The upside of equity, as opposed to debt for instance, is that you are not expected to pay the money back. Instead, your job is to deploy that money in a way that increases the overall value of the company for the shareholders. This can relieve some of the pressure associated with debt, as there is no formal timeline when that return has to be generated. Obviously the sooner the better, but there are very few business-ending consequences if it takes longer.
That said, here are some common forms of equity financing:
- Common stock - the word common in this sense just means that you are an owner of the commonly held assets of the company. Usually this stock does not come with any special rights around voting, liquidation preference or pro rata investment. Functionally, most new investors are going to want to invest in a different (see: preferred) class of stock, so this class is usually held primarily by insiders.
- Preferred stock - often investors want to create a new class of shares that have certain other rights attached to it. For instance, a preferred class of stock might stand in front of common shares in dividend distribution or minimum thresholds guaranteeing a certain return in the case of the business being acquired. This protects them and makes the investment more attractive from their perspective. The negotiation of these rights can often be more important than the share price, as they can severely reduce or eliminate the expected payout for common shareholders. When you raise equity as a private company, especially from venture capital firms, this is probably the most used structure.
- Simple Agreement for Future Equity (SAFE) - this isn’t equity per se, but it is a way to get funds in the door quickly without haggling over the value of the shares today. This is becoming more prevalent in early startup financing where it is hard to properly value the company’s equity. This agreement usually has a cap and a discount - meaning when the price of equity gets set in a later round, there is a maximum valuation plus a discount at which this instrument gets converted to equity. Early stage startups should consider this type of financing as it is easy to document and there are fewer moving parts to negotiate.
Unlike equity, debt does not confer everlasting ownership of your company to an outside party. However, there is often certain collateral pledged against the loan. In other words, if the company cannot pay back the debt, the lender can take possession of whichever assets were pledged to (or secured) the lender. In exchange for the money, the lender gets paid back their money (principal) with interest. In the event the company cannot pay its debt, the lenders can force the company into bankruptcy. During this process, they get paid out whatever funds are left in the company before any shareholders receive payment. This makes debt risky because you can’t miss payments or the company will be in serious jeopardy.

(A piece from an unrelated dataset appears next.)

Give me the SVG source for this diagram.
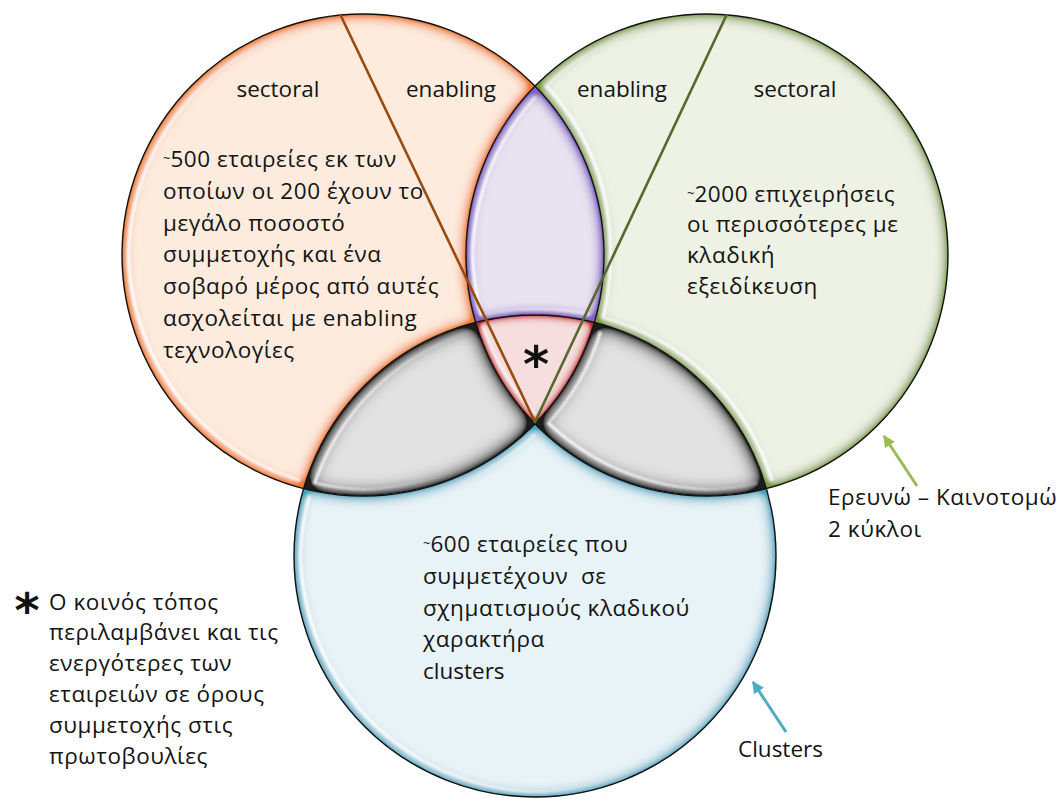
<svg xmlns="http://www.w3.org/2000/svg" width="1064" height="804" viewBox="0 0 1064 804">
<style>
  .t { font-family: "Open Sans", "Noto Sans", "Liberation Sans", sans-serif; font-size: 22.5px; fill: #141414; white-space: pre; }
  .g { letter-spacing: 0.55px; }
  .mid { text-anchor: middle; }
  .tl { font-size: 13px; letter-spacing: 0; }
  .ast { font-family: "DejaVu Sans", "Liberation Sans", sans-serif; font-weight: bold; fill: #111; text-anchor: middle; }
  .outline { fill: none; stroke: #111; stroke-width: 1.4; }
</style>
<defs>
  <filter id="fo" x="-10%" y="-10%" width="120%" height="120%">
    <feGaussianBlur in="SourceAlpha" stdDeviation="7" result="b"/>
    <feComposite in="SourceAlpha" in2="b" operator="out" result="e0"/>
    <feComponentTransfer in="e0" result="e"><feFuncA type="linear" slope="2.2"/></feComponentTransfer>
    <feFlood flood-color="#EE7E2E"/>
    <feComposite in2="e" operator="in" result="glow"/>
    <feMorphology in="SourceAlpha" operator="erode" radius="5" result="m1"/>
    <feOffset in="m1" dx="2.5" dy="-1.5" result="m2"/>
    <feComposite in="m1" in2="m2" operator="out" result="r0"/>
    <feGaussianBlur in="r0" stdDeviation="0.9" result="r"/>
    <feFlood flood-color="#ffffff" flood-opacity="0.95"/>
    <feComposite in2="r" operator="in" result="hl"/>
    <feMerge><feMergeNode in="SourceGraphic"/><feMergeNode in="glow"/><feMergeNode in="hl"/></feMerge>
  </filter>
  <filter id="fg" x="-10%" y="-10%" width="120%" height="120%">
    <feGaussianBlur in="SourceAlpha" stdDeviation="7" result="b"/>
    <feComposite in="SourceAlpha" in2="b" operator="out" result="e0"/>
    <feComponentTransfer in="e0" result="e"><feFuncA type="linear" slope="2.0"/></feComponentTransfer>
    <feFlood flood-color="#7D9C3E"/>
    <feComposite in2="e" operator="in" result="glow"/>
    <feMorphology in="SourceAlpha" operator="erode" radius="5" result="m1"/>
    <feOffset in="m1" dx="2.5" dy="-1.5" result="m2"/>
    <feComposite in="m1" in2="m2" operator="out" result="r0"/>
    <feGaussianBlur in="r0" stdDeviation="0.9" result="r"/>
    <feFlood flood-color="#ffffff" flood-opacity="0.95"/>
    <feComposite in2="r" operator="in" result="hl"/>
    <feMerge><feMergeNode in="SourceGraphic"/><feMergeNode in="glow"/><feMergeNode in="hl"/></feMerge>
  </filter>
  <filter id="fb" x="-10%" y="-10%" width="120%" height="120%">
    <feGaussianBlur in="SourceAlpha" stdDeviation="7" result="b"/>
    <feComposite in="SourceAlpha" in2="b" operator="out" result="e0"/>
    <feComponentTransfer in="e0" result="e"><feFuncA type="linear" slope="2.0"/></feComponentTransfer>
    <feFlood flood-color="#45A5C0"/>
    <feComposite in2="e" operator="in" result="glow"/>
    <feMorphology in="SourceAlpha" operator="erode" radius="5" result="m1"/>
    <feOffset in="m1" dx="2.5" dy="-1.5" result="m2"/>
    <feComposite in="m1" in2="m2" operator="out" result="r0"/>
    <feGaussianBlur in="r0" stdDeviation="0.9" result="r"/>
    <feFlood flood-color="#ffffff" flood-opacity="0.95"/>
    <feComposite in2="r" operator="in" result="hl"/>
    <feMerge><feMergeNode in="SourceGraphic"/><feMergeNode in="glow"/><feMergeNode in="hl"/></feMerge>
  </filter>
  <filter id="fp" x="-10%" y="-10%" width="120%" height="120%">
    <feGaussianBlur in="SourceAlpha" stdDeviation="7" result="b"/>
    <feComposite in="SourceAlpha" in2="b" operator="out" result="e0"/>
    <feComponentTransfer in="e0" result="e"><feFuncA type="linear" slope="2.2"/></feComponentTransfer>
    <feFlood flood-color="#8464C4"/>
    <feComposite in2="e" operator="in" result="glow"/>
    <feMorphology in="SourceAlpha" operator="erode" radius="5" result="m1"/>
    <feOffset in="m1" dx="2.5" dy="-1.5" result="m2"/>
    <feComposite in="m1" in2="m2" operator="out" result="r0"/>
    <feGaussianBlur in="r0" stdDeviation="0.9" result="r"/>
    <feFlood flood-color="#ffffff" flood-opacity="0.95"/>
    <feComposite in2="r" operator="in" result="hl"/>
    <feMerge><feMergeNode in="SourceGraphic"/><feMergeNode in="glow"/><feMergeNode in="hl"/></feMerge>
  </filter>
  <filter id="fr" x="-10%" y="-10%" width="120%" height="120%">
    <feGaussianBlur in="SourceAlpha" stdDeviation="5" result="b"/>
    <feComposite in="SourceAlpha" in2="b" operator="out" result="e0"/>
    <feComponentTransfer in="e0" result="e"><feFuncA type="linear" slope="2.2"/></feComponentTransfer>
    <feFlood flood-color="#CC2E33"/>
    <feComposite in2="e" operator="in" result="glow"/>
    <feMorphology in="SourceAlpha" operator="erode" radius="4" result="m1"/>
    <feOffset in="m1" dx="2" dy="-1.5" result="m2"/>
    <feComposite in="m1" in2="m2" operator="out" result="r0"/>
    <feGaussianBlur in="r0" stdDeviation="0.8" result="r"/>
    <feFlood flood-color="#ffffff" flood-opacity="0.85"/>
    <feComposite in2="r" operator="in" result="hl"/>
    <feMerge><feMergeNode in="SourceGraphic"/><feMergeNode in="glow"/><feMergeNode in="hl"/></feMerge>
  </filter>
  <filter id="fk" x="-10%" y="-10%" width="120%" height="120%">
    <feGaussianBlur in="SourceAlpha" stdDeviation="10" result="b"/>
    <feComposite in="SourceAlpha" in2="b" operator="out" result="e0"/>
    <feComponentTransfer in="e0" result="e"><feFuncA type="linear" slope="2.1"/></feComponentTransfer>
    <feFlood flood-color="#1c1c1c"/>
    <feComposite in2="e" operator="in" result="glow"/>
    <feMorphology in="SourceAlpha" operator="erode" radius="6" result="m1"/>
    <feOffset in="m1" dx="2.5" dy="-1.5" result="m2"/>
    <feComposite in="m1" in2="m2" operator="out" result="r0"/>
    <feGaussianBlur in="r0" stdDeviation="0.9" result="r"/>
    <feFlood flood-color="#ffffff" flood-opacity="0.95"/>
    <feComposite in2="r" operator="in" result="hl"/>
    <feMerge><feMergeNode in="SourceGraphic"/><feMergeNode in="glow"/><feMergeNode in="hl"/></feMerge>
  </filter>
  <marker id="ahg" viewBox="0 0 10 10" refX="9" refY="5" markerWidth="4" markerHeight="4" orient="auto" markerUnits="strokeWidth">
    <path d="M0,0 L10,5 L0,10 Z" fill="#9BBB59"/>
  </marker>
  <marker id="ahb" viewBox="0 0 10 10" refX="9" refY="5" markerWidth="4" markerHeight="4" orient="auto" markerUnits="strokeWidth">
    <path d="M0,0 L10,5 L0,10 Z" fill="#4BACC6"/>
  </marker>
</defs>
<rect width="1064" height="804" fill="#ffffff"/>

<g id="orange">
  <path d="M535,86.2 A241,241 0 1 0 303.7,488.6 A241,241 0 0 1 475.7,322.4 A241,241 0 0 1 535,86.2 Z" fill="#FDEBDD" filter="url(#fo)"/>
  <text class="t mid" x="278" y="97">sectoral</text>
  <text class="t mid" x="451" y="97">enabling</text>
  <text class="t g" x="163" y="167"><tspan class="tl" dy="-4">~</tspan><tspan dy="4">500 εταιρείες εκ των</tspan></text>
  <text class="t g" x="163" y="198.8">οποίων οι 200 έχουν το</text>
  <text class="t g" x="163" y="230.6">μεγάλο ποσοστό</text>
  <text class="t g" x="163" y="262.4">συμμετοχής και ένα</text>
  <text class="t g" x="163" y="294.2">σοβαρό μέρος από αυτές</text>
  <text class="t g" x="163" y="326">ασχολείται με enabling</text>
  <text class="t g" x="163" y="357.8">τεχνολογίες</text>
</g>

<g id="green">
  <path d="M535,86.2 A241,241 0 1 1 766.3,488.6 A241,241 0 0 0 594.3,322.4 A241,241 0 0 0 535,86.2 Z" fill="#EEF2E5" filter="url(#fg)"/>
  <text class="t mid" x="622" y="97">enabling</text>
  <text class="t mid" x="795" y="97">sectoral</text>
  <text class="t g" x="687" y="201.5"><tspan class="tl" dy="-4">~</tspan><tspan dy="4">2000 επιχειρήσεις</tspan></text>
  <text class="t g" x="687" y="232">οι περισσότερες με</text>
  <text class="t g" x="687" y="263">κλαδική</text>
  <text class="t g" x="687" y="293.5">εξειδίκευση</text>
</g>

<g id="blue">
  <path d="M303.7,488.6 A241,241 0 1 0 766.3,488.6 A241,241 0 0 1 535,423.8 A241,241 0 0 1 303.7,488.6 Z" fill="#E7F3F7" filter="url(#fb)"/>
  <text class="t g" x="423" y="552"><tspan class="tl" dy="-4">~</tspan><tspan dy="4">600 εταιρείες που</tspan></text>
  <text class="t g" x="423" y="584">συμμετέχουν  σε</text>
  <text class="t g" x="423" y="615.5">σχηματισμούς κλαδικού</text>
  <text class="t g" x="423" y="647">χαρακτήρα</text>
  <text class="t" x="423" y="679">clusters</text>
</g>

<g id="orange-green">
  <path d="M535,86.2 A241,241 0 0 0 475.7,322.4 A241,241 0 0 1 594.3,322.4 A241,241 0 0 0 535,86.2 Z" fill="#E9E3F1" filter="url(#fp)"/>
</g>

<g id="orange-blue">
  <path d="M303.7,488.6 A241,241 0 0 0 535,423.8 A241,241 0 0 1 475.7,322.4 A241,241 0 0 0 303.7,488.6 Z" fill="#E2E2E2" filter="url(#fk)"/>
</g>

<g id="green-blue">
  <path d="M766.3,488.6 A241,241 0 0 1 535,423.8 A241,241 0 0 0 594.3,322.4 A241,241 0 0 1 766.3,488.6 Z" fill="#E2E2E2" filter="url(#fk)"/>
</g>

<g id="all-three">
  <path d="M475.7,322.4 A241,241 0 0 1 594.3,322.4 A241,241 0 0 1 535,423.8 A241,241 0 0 1 475.7,322.4 Z" fill="#F6DEDE" filter="url(#fr)"/>
</g>

<g id="outlines">
  <circle class="outline" cx="363" cy="255" r="241"/>
  <circle class="outline" cx="707" cy="255" r="241"/>
  <circle class="outline" cx="535" cy="556" r="241"/>
</g>

<g id="dividers">
  <line x1="340" y1="14" x2="535.5" y2="423" stroke="#9A4A0C" stroke-width="2.6"/>
  <line x1="727" y1="14" x2="534.5" y2="423" stroke="#56692C" stroke-width="2.6"/>
</g>

<text class="ast" x="536" y="382" font-size="50">*</text>

<g id="connectors">
  <line x1="917" y1="486" x2="884" y2="436" stroke="#9BBB59" stroke-width="3" marker-end="url(#ahg)"/>
  <line x1="786" y1="732" x2="753" y2="682" stroke="#4BACC6" stroke-width="3" marker-end="url(#ahb)"/>
</g>

<g id="label-research">
  <text class="t g" x="828" y="505">Ερευνώ – Καινοτομώ</text>
  <text class="t g" x="828" y="537">2 κύκλοι</text>
</g>

<g id="label-clusters">
  <text class="t" x="738" y="757">Clusters</text>
</g>

<g id="legend">
  <text class="ast" x="27" y="627" font-size="48">*</text>
  <text class="t g" x="49" y="609.5">Ο κοινός τόπος</text>
  <text class="t g" x="49" y="640.3">περιλαμβάνει και τις</text>
  <text class="t g" x="49" y="671.1">ενεργότερες των</text>
  <text class="t g" x="49" y="701.9">εταιρειών σε όρους</text>
  <text class="t g" x="49" y="732.7">συμμετοχής στις</text>
  <text class="t g" x="49" y="763.5">πρωτοβουλίες</text>
</g>
</svg>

Here are some of the more common types of debt:
- Line of credit - this is a pool of funds that your lender authorizes you to draw down or spend as needed to finance your business. There is a limited amount you can use in any given period and repayment is expected in a short amount of time. The classic example of this would be a corporate credit card. You might be approved for a $50,000 line of credit, which you can spend as you see fit. However, the balance comes due at the end of the month and any unpaid amount gets charged a high interest rate. This type of financing is good for very short term cash needs. For example, if you need supplies to fulfill a customer order. It is not recommended to use these lines to fund longer term purchases like a business vehicle, for instance, because of the high interest rate.
- Loans - there are many types of loans, but a few components are common - interest rate, term, amortization and covenants. The interest rate is the rate charged by the lender as a fee for using the money. The term is the length of the loan agreement period, the amortization is the length of time the payments are spread across, and the covenants are restrictions and promises about the use of funds and company activity while the loan is outstanding. If you have a long-term project or a large asset that needs to be financed, this type of financing is usually appropriate.

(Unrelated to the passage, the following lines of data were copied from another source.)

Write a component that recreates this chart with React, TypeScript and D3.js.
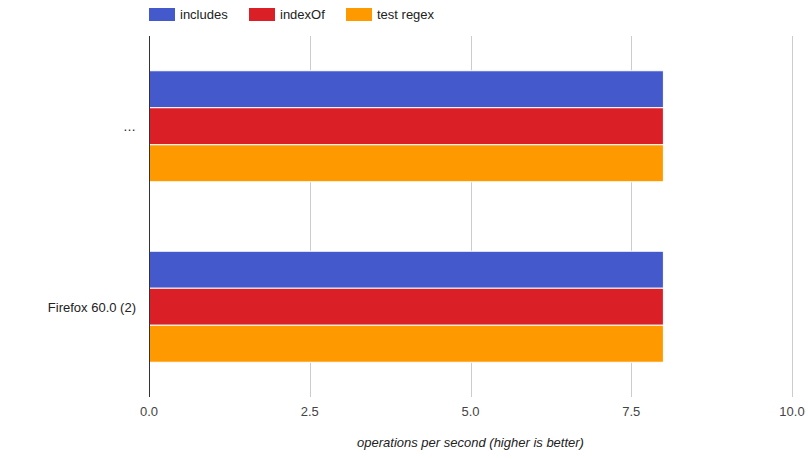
import React from "react";
import * as d3 from "d3";

const categories = ["…", "Firefox 60.0 (2)"];
const seriesNames = ["includes", "indexOf", "test regex"];
const seriesColors = ["#4459cc", "#db1f26", "#ff9900"];
const includesValues = [8, 8];
const indexOfValues = [8, 8];
const testRegexValues = [8, 8];
const xTicks = [0, 2.5, 5, 7.5, 10];
const xTitle = "operations per second (higher is better)";

const W = 808;
const H = 459;
const left = 149;
const right = 792;
const top = 36;
const bottom = 397;
const font = "Arial, 'Liberation Sans', sans-serif";

export default function App() {
  const series = [includesValues, indexOfValues, testRegexValues];
  const x = d3.scaleLinear().domain([0, 10]).range([left, right]);
  const y = d3
    .scaleBand<string>()
    .domain(categories)
    .range([top, bottom])
    .paddingInner(0.385)
    .paddingOuter(0.1925);
  const inner = d3
    .scaleBand<string>()
    .domain(seriesNames)
    .range([0, y.bandwidth()]);

  const legendX = [149, 249, 346];

  return (
    <svg
      width={W}
      height={H}
      style={{ position: "absolute", left: 0, top: 0, background: "#fff" }}
      fontFamily={font}
    >
      <rect x={0} y={0} width={W} height={H} fill="#fff" />
      {/* legend */}
      {seriesNames.map((s, i) => (
        <g key={s}>
          <rect x={legendX[i]} y={8} width={26} height={13} fill={seriesColors[i]} />
          <text x={legendX[i] + 31} y={19} fontSize={13} fill="#222">
            {s}
          </text>
        </g>
      ))}
      {/* gridlines */}
      {xTicks.slice(1).map((t) => (
        <line
          key={t}
          x1={Math.round(x(t)) + 0.5}
          x2={Math.round(x(t)) + 0.5}
          y1={top}
          y2={bottom}
          stroke="#cccccc"
          strokeWidth={1}
        />
      ))}
      {/* bars */}
      {categories.map((c, ci) =>
        seriesNames.map((s, si) => (
          <rect
            key={c + s}
            x={x(0)}
            y={(y(c) ?? 0) + (inner(s) ?? 0)}
            width={x(series[si][ci]) - x(0)}
            height={inner.bandwidth()}
            fill={seriesColors[si]}
            stroke="#ffffff"
            strokeWidth={1}
          />
        ))
      )}
      {/* baseline */}
      <line x1={left + 0.5} x2={left + 0.5} y1={top} y2={bottom} stroke="#333" strokeWidth={1} />
      {/* category labels */}
      {categories.map((c) => (
        <text
          key={c}
          x={left - 13}
          y={(y(c) ?? 0) + y.bandwidth() / 2 + 5}
          textAnchor="end"
          fontSize={13}
          fill="#222"
        >
          {c}
        </text>
      ))}
      {/* tick labels */}
      {xTicks.map((t) => (
        <text
          key={t}
          x={x(t)}
          y={416}
          textAnchor="middle"
          fontSize={13}
          fill="#444"
        >
          {t.toFixed(1)}
        </text>
      ))}
      <text
        x={(left + right) / 2}
        y={447}
        textAnchor="middle"
        fontSize={13}
        fontStyle="italic"
        fill="#222"
      >
        {xTitle}
      </text>
    </svg>
  );
}
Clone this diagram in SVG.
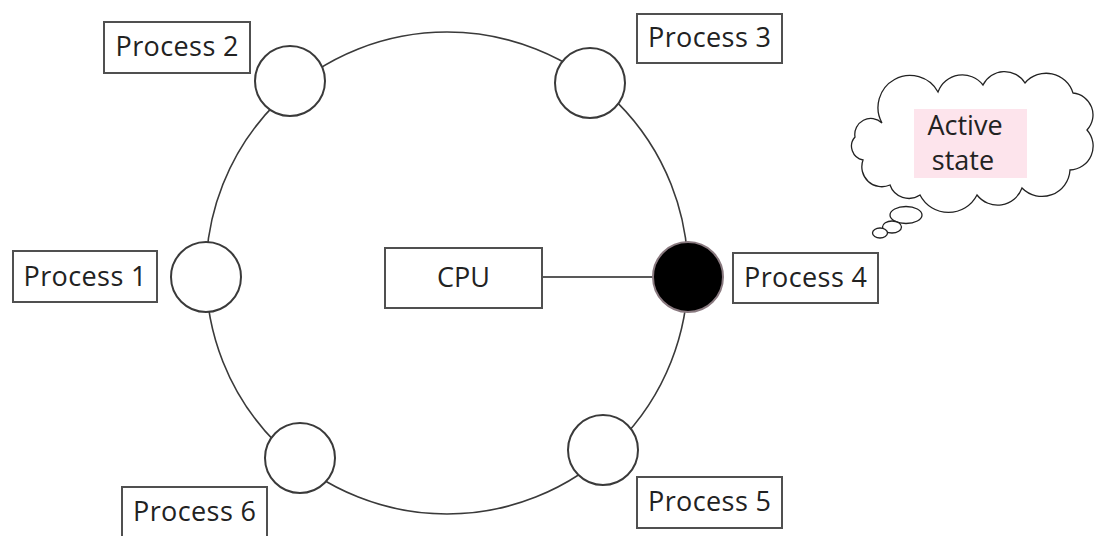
<svg xmlns="http://www.w3.org/2000/svg" width="1095" height="536" viewBox="0 0 1095 536">
<style>
.ring{fill:none;stroke:#3a3a3a;stroke-width:1.6}
.pc{fill:#fff;stroke:#3a3a3a;stroke-width:2}
.box{fill:#fff;stroke:#505050;stroke-width:2}
.lbl{font-family:"Open Sans","Noto Sans",sans-serif;font-size:27px;fill:#222;text-anchor:middle}
.conn{stroke:#222;stroke-width:1.3;fill:none}
.cloud{fill:#fff;stroke:#222;stroke-width:1.3}
</style>
<rect width="1095" height="536" fill="#fff"/>
<circle class="ring" cx="447" cy="273" r="241"/>
<g id="connectors">
<line class="conn" x1="542" y1="277" x2="654" y2="277"/>
</g>
<g id="cpu">
<rect class="box" x="385" y="248" width="157" height="60"/>
<text class="lbl" x="463.5" y="287">CPU</text>
</g>
<g id="process1">
<circle class="pc" cx="206" cy="277" r="35"/>
<rect class="box" x="13" y="251" width="144" height="51"/>
<text class="lbl" x="85" y="286" textLength="123">Process 1</text>
</g>
<g id="process2">
<circle class="pc" cx="290" cy="81" r="35"/>
<rect class="box" x="104" y="22" width="146" height="51"/>
<text class="lbl" x="177" y="56" textLength="123">Process 2</text>
</g>
<g id="process3">
<circle class="pc" cx="590" cy="83" r="35"/>
<rect class="box" x="637" y="14" width="145" height="49"/>
<text class="lbl" x="709.5" y="47" textLength="123">Process 3</text>
</g>
<g id="process4">
<circle cx="688" cy="277" r="35" fill="#000" stroke="#8a7a80" stroke-width="2"/>
<rect class="box" x="733" y="253" width="145" height="50"/>
<text class="lbl" x="805.5" y="287" textLength="123">Process 4</text>
</g>
<g id="process5">
<circle class="pc" cx="603" cy="450" r="35"/>
<rect class="box" x="637" y="477" width="145" height="51"/>
<text class="lbl" x="709.5" y="511" textLength="123">Process 5</text>
</g>
<g id="process6">
<circle class="pc" cx="300" cy="458" r="35"/>
<rect class="box" x="122" y="487" width="145" height="60"/>
<text class="lbl" x="194.5" y="521" textLength="123">Process 6</text>
</g>
<g id="active-state">
<path class="cloud" d="M882,123 A32,32 0 0 1 938,92 A26,26 0 0 1 983,85 A24,24 0 0 1 1025,83 A28,28 0 0 1 1073,93 A22,22 0 0 1 1087,130 A24,24 0 0 1 1070,170 A28,28 0 0 1 1022,188 A26,26 0 0 1 977,195 A32,32 0 0 1 920,195 A20,20 0 0 1 890,185 A20,20 0 0 1 863,160 A14,14 0 0 1 855,137 A16,16 0 0 1 882,123 Z"/>
<ellipse class="cloud" cx="906" cy="215" rx="16" ry="8.5"/>
<ellipse class="cloud" cx="892" cy="227" rx="9.5" ry="6"/>
<ellipse class="cloud" cx="880" cy="233" rx="7.5" ry="5"/>
<rect x="914" y="109" width="113" height="69" fill="#fde4ec"/>
<text class="lbl" x="965" y="135">Active</text>
<text class="lbl" x="963" y="170">state</text>
</g>
</svg>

- Convertible Notes - sometimes the lender wants to be able to convert the amount of the loan plus any outstanding interest into equity of the company. In these cases, a special kind of agreement is drafted to add language around how, when and at what price that conversion happens. In addition to SAFEs, this is a common method of financing early stage startups and is used by most of the premier venture accelerators.

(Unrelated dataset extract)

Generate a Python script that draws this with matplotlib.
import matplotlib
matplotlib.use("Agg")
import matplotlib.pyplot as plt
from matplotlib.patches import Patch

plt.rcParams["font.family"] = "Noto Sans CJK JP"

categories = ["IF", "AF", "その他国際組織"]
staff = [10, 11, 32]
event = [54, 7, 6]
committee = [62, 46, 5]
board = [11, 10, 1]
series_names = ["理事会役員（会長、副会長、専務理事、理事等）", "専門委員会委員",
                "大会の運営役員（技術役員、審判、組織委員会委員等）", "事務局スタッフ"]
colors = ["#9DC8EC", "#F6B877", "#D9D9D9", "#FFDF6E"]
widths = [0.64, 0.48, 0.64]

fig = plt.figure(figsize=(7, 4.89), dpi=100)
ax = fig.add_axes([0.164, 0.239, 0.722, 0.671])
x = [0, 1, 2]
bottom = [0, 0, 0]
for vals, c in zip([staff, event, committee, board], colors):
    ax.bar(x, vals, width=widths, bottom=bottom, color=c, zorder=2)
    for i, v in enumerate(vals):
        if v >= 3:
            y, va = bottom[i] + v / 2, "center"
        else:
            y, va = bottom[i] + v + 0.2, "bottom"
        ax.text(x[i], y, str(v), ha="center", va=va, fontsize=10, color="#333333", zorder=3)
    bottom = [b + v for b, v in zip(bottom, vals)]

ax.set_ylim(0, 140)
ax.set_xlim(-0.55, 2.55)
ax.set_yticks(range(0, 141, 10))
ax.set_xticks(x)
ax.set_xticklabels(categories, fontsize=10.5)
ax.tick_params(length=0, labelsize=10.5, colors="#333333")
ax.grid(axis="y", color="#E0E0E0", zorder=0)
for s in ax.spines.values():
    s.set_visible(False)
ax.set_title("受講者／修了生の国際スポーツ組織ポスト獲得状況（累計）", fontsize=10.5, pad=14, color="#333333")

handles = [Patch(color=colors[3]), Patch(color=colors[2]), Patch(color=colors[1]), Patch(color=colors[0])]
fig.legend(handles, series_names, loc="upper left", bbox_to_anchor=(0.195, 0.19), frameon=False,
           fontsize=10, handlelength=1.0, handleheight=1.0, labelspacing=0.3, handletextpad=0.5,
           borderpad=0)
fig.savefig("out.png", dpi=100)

Finance people are nothing if not creative. We are always thinking up new types of instruments that can be used to finance a business.
Here are two types of financing that are neither debt or equity:
- Revenue financing - this is simply selling a share of your future income to a third-party. The financier will give the company money, then watch your bank account and draft their repayment as the funds flow in. While this isn’t debt per se, this type of financing is usually very expensive. You can easily pay back double the amount you were given over time. In my opinion, there are better ways to finance your business.
- Factoring - this functions a lot like revenue financing except you are actually selling the third-party your receivable related to a customer sale. Technically this is an asset sale. The catch is that they will buy it for less than it is worth (i.e. at a discount). Unless you have a really high margin business, this is usually a very hard cycle to stop once you start.
Hopefully this provided some clarity on the multitude of options to finance your business. Financial instruments can get complicated quickly, so be sure to speak with your financial or legal advisors before committing to anything.